Selon Trotsky, le mode de production capitaliste était entré dans une phase de décadence, d'agonie. Le terme de décadence revient fréquemment chez Trotsky.   Une chose est donc certaine pour Trotsky:  le capitalisme est près de sa fin. Les forces productives ont cessé de croître, elles se transforment en forces destructives. Une sorte d'anticipation de l'écologisme, en fait. Trotsky faisait souvent des comparaisons avec la fin de l'empire romain. Il allait donc plus loin que Lénine en disant que l'impérialisme n'était pas seulement le stade suprême mais aussi le dernier stade du capitalisme. Et la perspective pour les années immédiatement au-delà était la barbarie. Ce n'était pas ridicule: Trotski mourut en 1940 au moment où les camps de concentration étaient une réalité. Mais le socialisme, pour Trotsky, n'était pas inévitable. C'était une possibilité qui ne se réaliserait pas automatiquement. C'est une première dimension dans cette pensée trotskiste.

Une autre idée est que, d'une manière ou d'une autre, il y a un progrès historique. L'humanité progresse. Elle s'est libère de la religion, elle s'est libérée des forces naturelles.  Ensuite, il constate que l'humanité aujourd'hui est victime de ses propres créations, notamment technologiques. Dans une phase ultérieure, il s'agit donc pour l'humanité de dominer ses propres créations, sa propre technologie. Et cela doit se faire de façon planifiée. Cet optimisme du progrès est très présent par exemple dans « Littérature et Révolution ». Trotsky était par exemple très positif par rapport à la psychanalyse parce qu'il y voyait la possibilité pour l'être humain de dominer son propre inconscient. C’est de cet optimisme historique que je veux parler quand j’évoque l’aile gauche des Lumières. De fait, en ces années 2000, il ne manque pas d'arguments pour souligner la barbarie sans précédent du capitalisme.

Mais: pouvons-nous dire pour autant que le mode de production capitaliste est en train de chuter ? Cette métaphore soulève un ensemble de problèmes. Le capitalisme est fort, puissant. Il est possible de le vaincre, mais il est plus puissant que jamais. De plus il faut mettre en doute certaines technologies aujourd'hui. Trotski était très positif par rapport à l'énergie nucléaire. Chacun sait aujourd'hui qu'elle est écologiquement intenable.

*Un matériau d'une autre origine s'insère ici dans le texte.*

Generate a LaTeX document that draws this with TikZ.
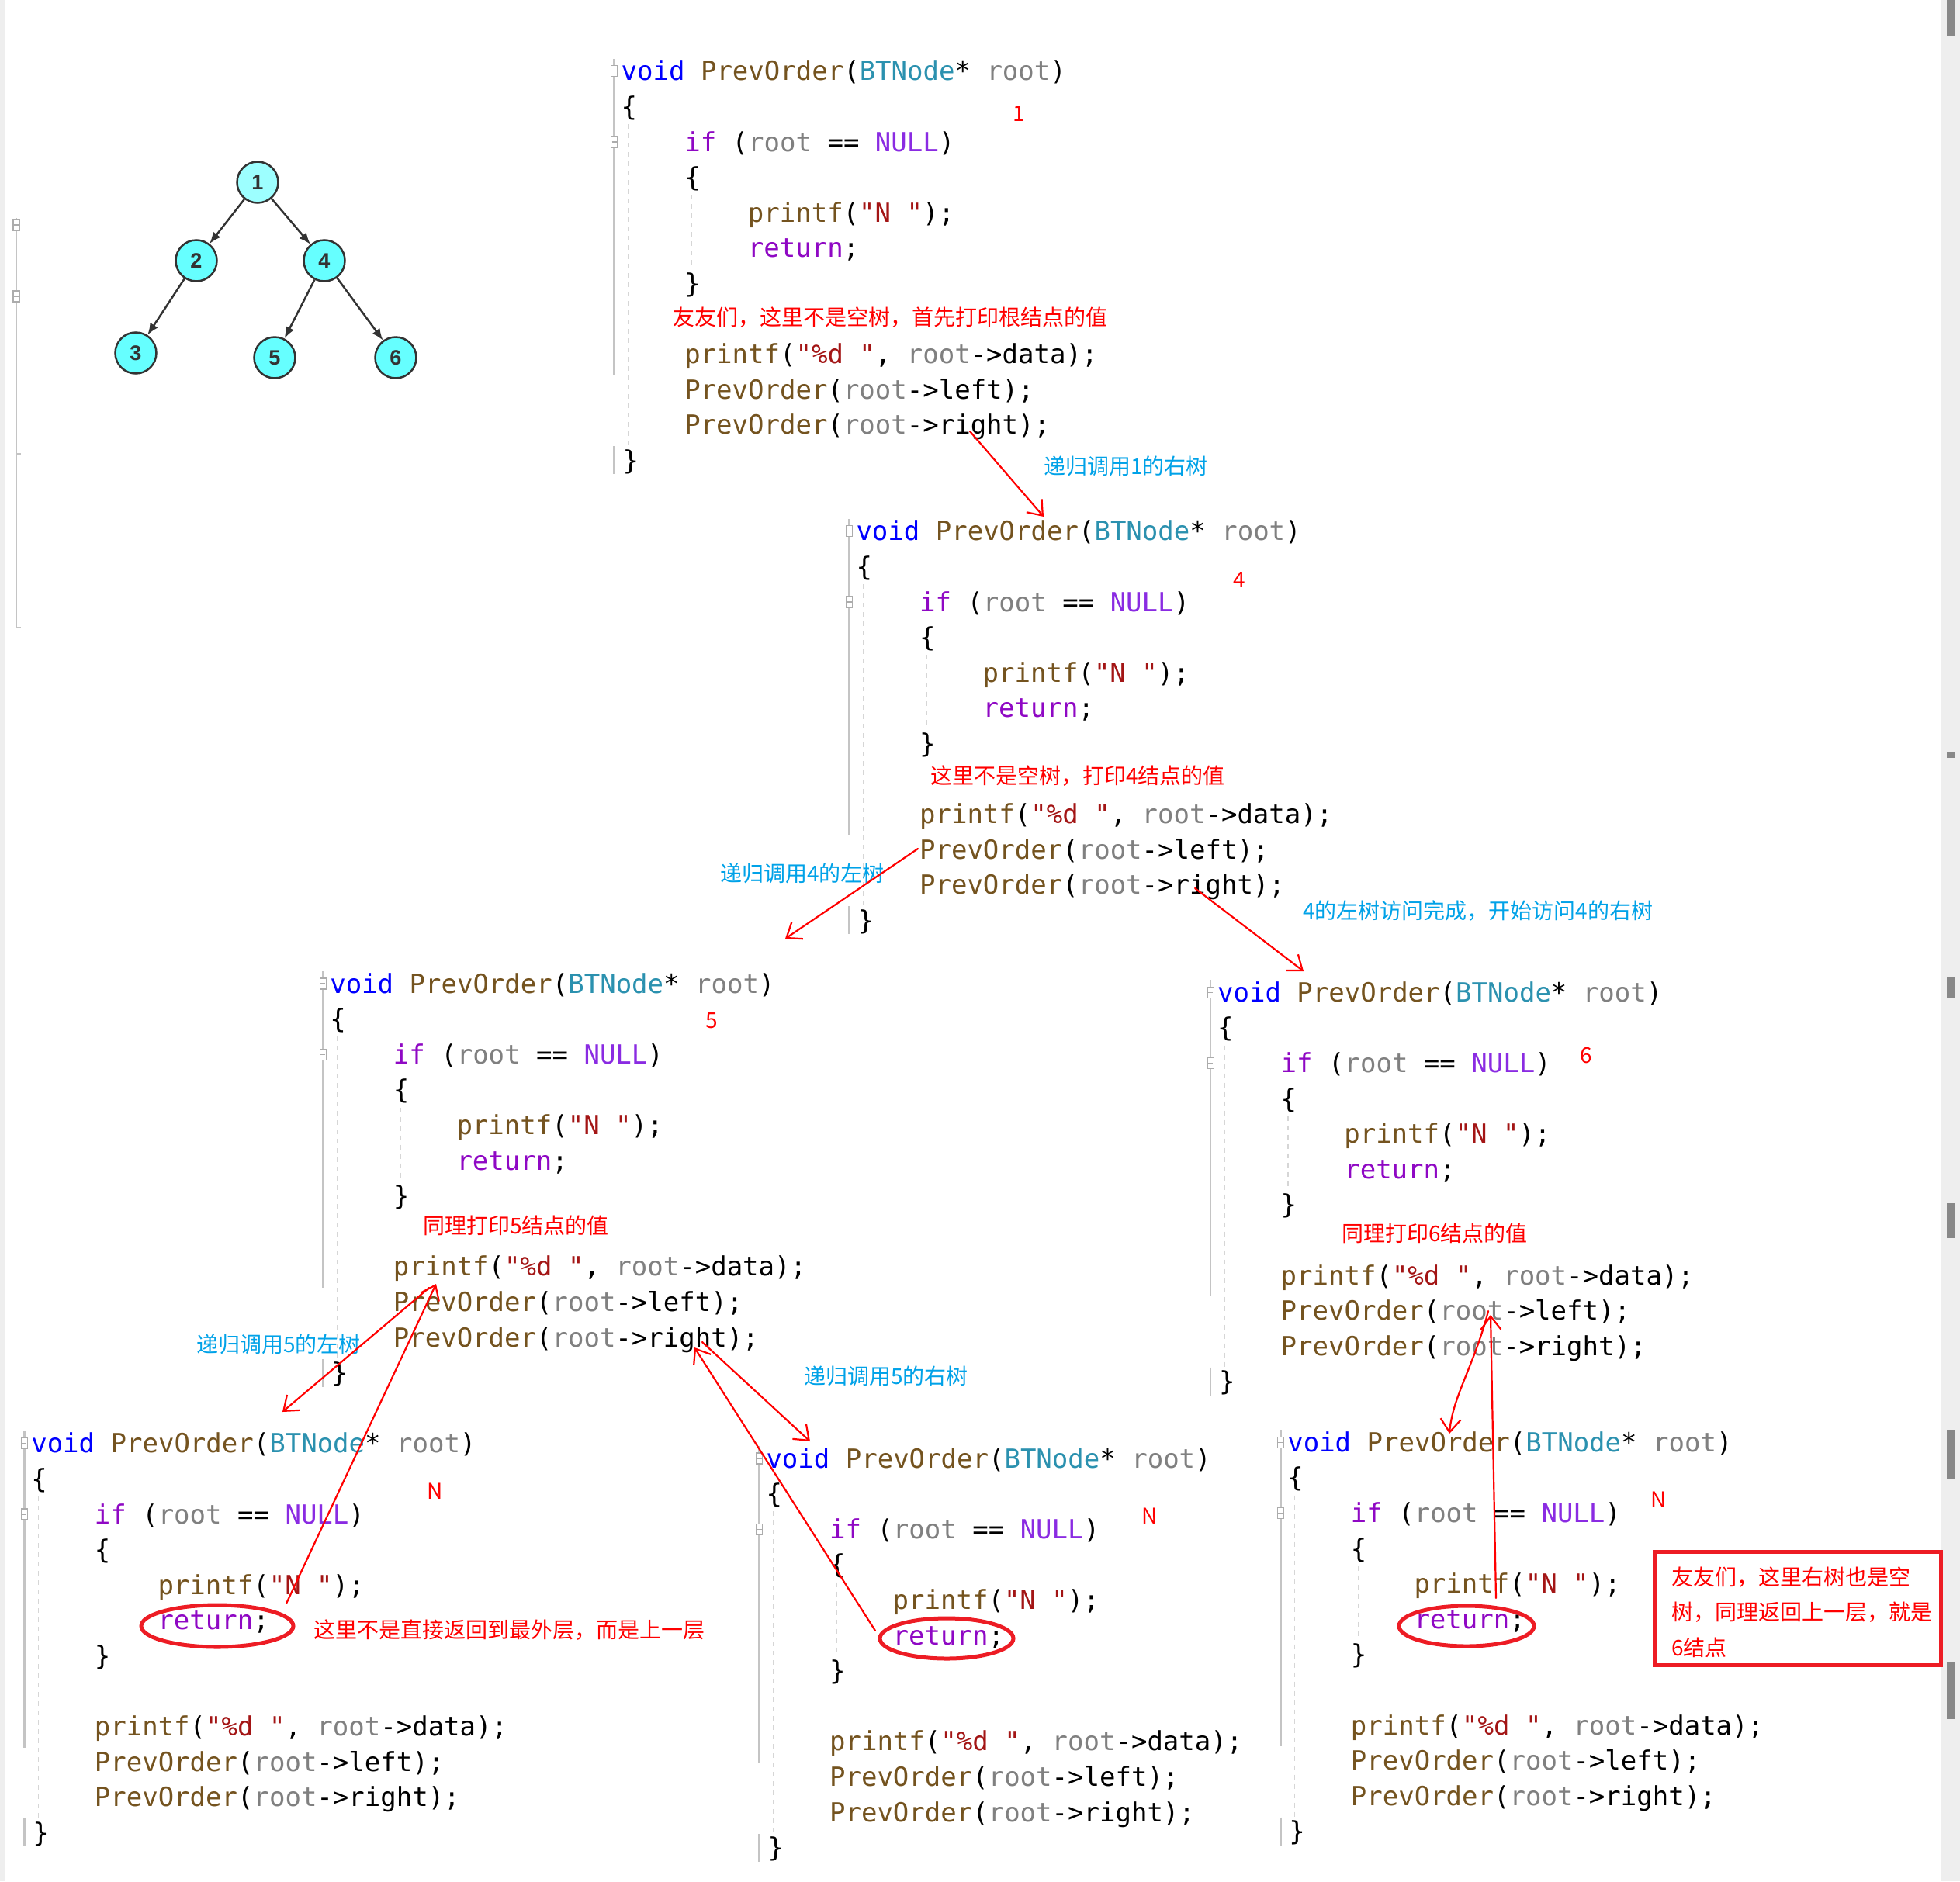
\documentclass[tikz,border=0pt]{standalone}
\usepackage{fontspec}
\usetikzlibrary{arrows.meta,shapes.geometric}
\newfontfamily\codefont{DejaVu Sans Mono}
\newfontfamily\cjk{Noto Sans CJK SC}
\newfontfamily\treefont{Liberation Sans}
\definecolor{ckw}{HTML}{0000FF}
\definecolor{cfn}{HTML}{74531F}
\definecolor{ctype}{HTML}{2B91AF}
\definecolor{cparam}{HTML}{808080}
\definecolor{cctl}{HTML}{8F08C4}
\definecolor{cmac}{HTML}{8A2BE2}
\definecolor{cstr}{HTML}{A31515}
\definecolor{annred}{HTML}{FF0000}
\definecolor{boxred}{HTML}{ED1C24}
\definecolor{annblue}{HTML}{00A2E8}
\definecolor{nodecyan}{HTML}{66FFFF}
\definecolor{nodecyanl}{HTML}{9DFFFF}
\definecolor{edgegray}{HTML}{333333}
\definecolor{guttergray}{HTML}{C4C4C4}
\definecolor{guidegray}{HTML}{D6D6D6}
\definecolor{stripgray}{HTML}{EEEEEE}
\definecolor{markgray}{HTML}{888888}
\tikzset{
  code/.style={font=\codefont\fontsize{34}{40}\selectfont, anchor=mid west, inner sep=0pt, outer sep=0pt, yshift=-10pt},
  redtxt/.style={font=\cjk\fontsize{28}{34}\selectfont, text=annred, anchor=west, inner sep=0pt},
  bluetxt/.style={font=\cjk\fontsize{28}{34}\selectfont, text=annblue, anchor=west, inner sep=0pt},
  rednum/.style={font=\cjk\fontsize{28}{34}\selectfont, text=annred, inner sep=0pt},
  tnode/.style={circle, draw=edgegray, line width=2.5pt, fill=nodecyan, minimum size=53pt, inner sep=0pt,
                font=\treefont\bfseries\fontsize{27}{27}\selectfont, text=edgegray},
  tedge/.style={draw=edgegray, line width=2.5pt, -{Latex[length=15pt,width=12pt]}},
  hand/.style={draw=annred, line width=2.2pt, line cap=round, line join=round, -{Straight Barb[length=17pt,width=26pt]}},
  ell/.style={ellipse, draw=boxred, line width=5pt, inner sep=0pt},
  gutter/.style={draw=guttergray, line width=2.5pt},
  marker/.style={draw=markgray!70, line width=1.2pt},
  guide/.style={draw=guidegray, line width=1.5pt, dash pattern=on 6pt off 6pt},
}
\newcommand\codeblock[4]{%
  \draw[gutter] ({#2-9},{#3-16}) -- ({#2-9},{#3+8.6*45.6});
  \draw[gutter] ({#2-9},{#3+11*45.6-18}) -- ({#2-9},{#3+11*45.6+18});
  \foreach \k in {0,2} {
    \filldraw[marker, fill=white] ({#2-13},{#3+\k*45.6-7}) rectangle ({#2-5},{#3+\k*45.6+7});
    \draw[marker] ({#2-12},{#3+\k*45.6}) -- ({#2-6},{#3+\k*45.6});
  }
  \draw[guide] ({#2+9},{#3+1.5*45.6}) -- ({#2+9},{#3+10.6*45.6});
  \draw[guide] ({#2+91},{#3+3.5*45.6}) -- ({#2+91},{#3+5.6*45.6});
  \node[code] (#1-0) at (#2,#3) {\textcolor{ckw}{void} \textcolor{cfn}{PrevOrder}(\textcolor{ctype}{BTNode}* \textcolor{cparam}{root})};
  \node[code] (#1-1) at (#2,{#3+45.6}) {\{};
  \node[code] (#1-2) at ({#2+81.6},{#3+2*45.6}) {\textcolor{cctl}{if} (\textcolor{cparam}{root} == \textcolor{cmac}{NULL})};
  \node[code] (#1-3) at ({#2+81.6},{#3+3*45.6}) {\{};
  \node[code] (#1-4) at ({#2+163.2},{#3+4*45.6}) {\textcolor{cfn}{printf}(\textcolor{cstr}{"N "});};
  \node[code] (#1-5) at ({#2+163.2},{#3+5*45.6}) {\textcolor{cctl}{return};};
  \node[code] (#1-6) at ({#2+81.6},{#3+6*45.6}) {\}};
  \node[code] (#1-8) at ({#2+81.6},{#3+8*45.6}) {\textcolor{cfn}{printf}(\textcolor{cstr}{"\%d "}, \textcolor{cparam}{root}->data);};
  \node[code] (#1-9) at ({#2+81.6},{#3+9*45.6}) {\textcolor{cfn}{PrevOrder}(\textcolor{cparam}{root}->left);};
  \node[code] (#1-10) at ({#2+81.6},{#3+10*45.6}) {\textcolor{cfn}{PrevOrder}(\textcolor{cparam}{root}->right);};
  \node[code] (#1-11) at ({#2+2},{#3+11*45.6}) {\}};
}
\begin{document}
\begin{tikzpicture}[x=1pt,y=-1pt]
\useasboundingbox (0,0) rectangle (2526,2425);
\fill[white] (0,0) rectangle (2526,2425);
% editor edges
\fill[stripgray] (0,0) rectangle (7,2425);
\fill[stripgray] (2502,0) rectangle (2526,2425);
\foreach \a/\b in {0/46, 970/977, 1260/1287, 1551/1596, 1843/1907, 2142/2216}
  \fill[markgray] (2509,\a) rectangle (2520,\b);
\draw[gutter] (21,281) -- (21,809);
\draw[gutter] (21,585) -- (27,585);
\draw[gutter] (21,809) -- (27,809);
\foreach \m in {290,382} {
  \filldraw[marker, fill=white] (17,\m-7) rectangle (25,\m+7);
  \draw[marker] (18,\m) -- (24,\m);
}

% tree
\node[tnode, fill=nodecyanl] (t1) at (332,235) {1};
\node[tnode] (t2) at (253,336) {2};
\node[tnode] (t4) at (418,336) {4};
\node[tnode] (t3) at (175,455) {3};
\node[tnode] (t5) at (354,461) {5};
\node[tnode] (t6) at (510,461) {6};
\draw[tedge] (t1) -- (t2);
\draw[tedge] (t1) -- (t4);
\draw[tedge] (t2) -- (t3);
\draw[tedge] (t4) -- (t5);
\draw[tedge] (t4) -- (t6);

% code blocks
\codeblock{b1}{800.7}{91.8}{}
\codeblock{b2}{1103.5}{684.7}{}
\codeblock{b3}{425.3}{1267.9}{}
\codeblock{b4}{1569.1}{1279.1}{}
\codeblock{b5}{40.3}{1860.7}{}
\codeblock{b6}{987.5}{1880.0}{}
\codeblock{b7}{1659.3}{1859.1}{}

% red comments in code
\node[redtxt] (c1) at (867,409) {友友们，这里不是空树，首先打印根结点的值};
\node[redtxt] (c2) at (1199,1000) {这里不是空树，打印4结点的值};
\node[redtxt] (c3) at (545,1580) {同理打印5结点的值};
\node[redtxt] (c4) at (1729,1590) {同理打印6结点的值};
\node[redtxt] (c5) at (404,2101) {这里不是直接返回到最外层，而是上一层};

% red numbers
\node[rednum] (n1) at (1313,147) {1};
\node[rednum] (n4) at (1597,748) {4};
\node[rednum] (n5) at (917,1316) {5};
\node[rednum] (n6) at (2044,1360) {6};
\node[rednum] (nN5) at (561,1922) {N};
\node[rednum] (nN6) at (1482,1954) {N};
\node[rednum] (nN7) at (2138,1933) {N};

% blue labels
\node[bluetxt] (l1) at (1345,601) {递归调用1的右树};
\node[bluetxt] (l2) at (928,1126) {递归调用4的左树};
\node[bluetxt] (l3) at (1679,1174) {4的左树访问完成，开始访问4的右树};
\node[bluetxt] (l4) at (253,1733) {递归调用5的左树};
\node[bluetxt] (l5) at (1036,1774) {递归调用5的右树};

% ellipses around return
\node[ell, minimum width=196pt, minimum height=54pt] (e5) at (280,2096) {};
\node[ell, minimum width=172pt, minimum height=52pt] (e6) at (1220,2112) {};
\node[ell, minimum width=174pt, minimum height=52pt] (e7) at (1890,2096) {};

% red box
\node[draw=boxred, line width=5pt, minimum width=369pt, minimum height=146pt, anchor=north west, inner sep=0pt] (rbox) at (2130,1998) {};
\node[redtxt] (rb1) at (2154,2033) {友友们，这里右树也是空};
\node[redtxt] (rb2) at (2154,2078) {树，同理返回上一层，就是};
\node[redtxt] (rb3) at (2154,2124) {6结点};

% hand drawn call / return arrows
\coordinate (aS) at (1250,556);  \coordinate (aE) at (1345,666);
\coordinate (bS) at (1183,1094); \coordinate (bE) at (1012,1210);
\coordinate (cS) at (1540,1145); \coordinate (cE) at (1680,1252);
\coordinate (dS) at (553,1660);  \coordinate (dE) at (364,1820);
\coordinate (eS) at (369,2067);  \coordinate (eE) at (562,1655);
\coordinate (fS) at (905,1730);  \coordinate (fE) at (1044,1858);
\coordinate (gS) at (1128,2102); \coordinate (gE) at (895,1737);
\coordinate (hS) at (1918,1690); \coordinate (hE) at (1868,1848);
\coordinate (iS) at (1928,2060); \coordinate (iE) at (1921,1695);
\draw[hand] (aS) -- (aE);
\draw[hand] (bS) -- (bE);
\draw[hand] (cS) -- (cE);
\draw[hand] (dS) -- (dE);
\draw[hand] (eS) -- (eE);
\draw[hand] (fS) -- (fE);
\draw[hand] (gS) -- (gE);
\draw[hand] (hS) .. controls (1900,1760) and (1872,1800) .. (hE);
\draw[hand] (iS) -- (iE);
\end{tikzpicture}
\end{document}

Comment situes-tu le marxisme de Mandel?

A.M.: Mandel a toujours été un marxiste orthodoxe créatif. Sur toute une série de questions, il n'a pas craint de suivre son propre chemin. Mais en fin de compte il est resté toujours fidèle au paradigme fondamental, au cadre de référence. Son livre le plus important, « Le Capitalisme tardif », peut être lu de différentes manières. Il peut être vu comme une tentative d'expliquer la longue phase d'expansion de l'après-guerre. Mais il peut être lu aussi comme une livre qui veut faire exactement le contraire et montrer que ces golden sixities ne constituaient en fait qu'une phase très temporaire du capitalisme d'après-guerre. Et que, en dernière instance donc, le capitalisme est un mode de production en déclin, que la tendance à la chute du taux de profit se poursuit. Cette tendance peut être contrecarrée, mais ces contre-tendances ne peuvent avoir que des effets temporaires.

Pour une part, Mandel reprend Trotski. Mais, en même temps, il élargit le cadre analytique. Il dit lui-même que le "capitalisme tardif" était une tentative d'examiner de quelle manière les lois générales de développement du capitalisme sont liées à l'histoire empirique concrète de ce capitalisme. Pour lui, l'analyse ne se limite donc pas à la formulation de quelques règles générales, au contraire. Cette démarche demande souplesse et ouverture d'esprit. C'est pourquoi il se revendiquait d'un "marxisme ouvert'". Le cadre de référence général était maintenu. C'est sa force mais aussi, parfois, sa faiblesse. Il va très loin dans son ouverture, mais cette ouverture a ses limites. C'est pourquoi il y a un certain nombre de nouvelles questions qu'il n'a pas pu vraiment intégrer dans son travail. La question écologique, par exemple. Attention: Mandel avait de l'attention pour cette question. Mais dans son « Capitalisme tardif », il ne l'a pas vraiment intégrée.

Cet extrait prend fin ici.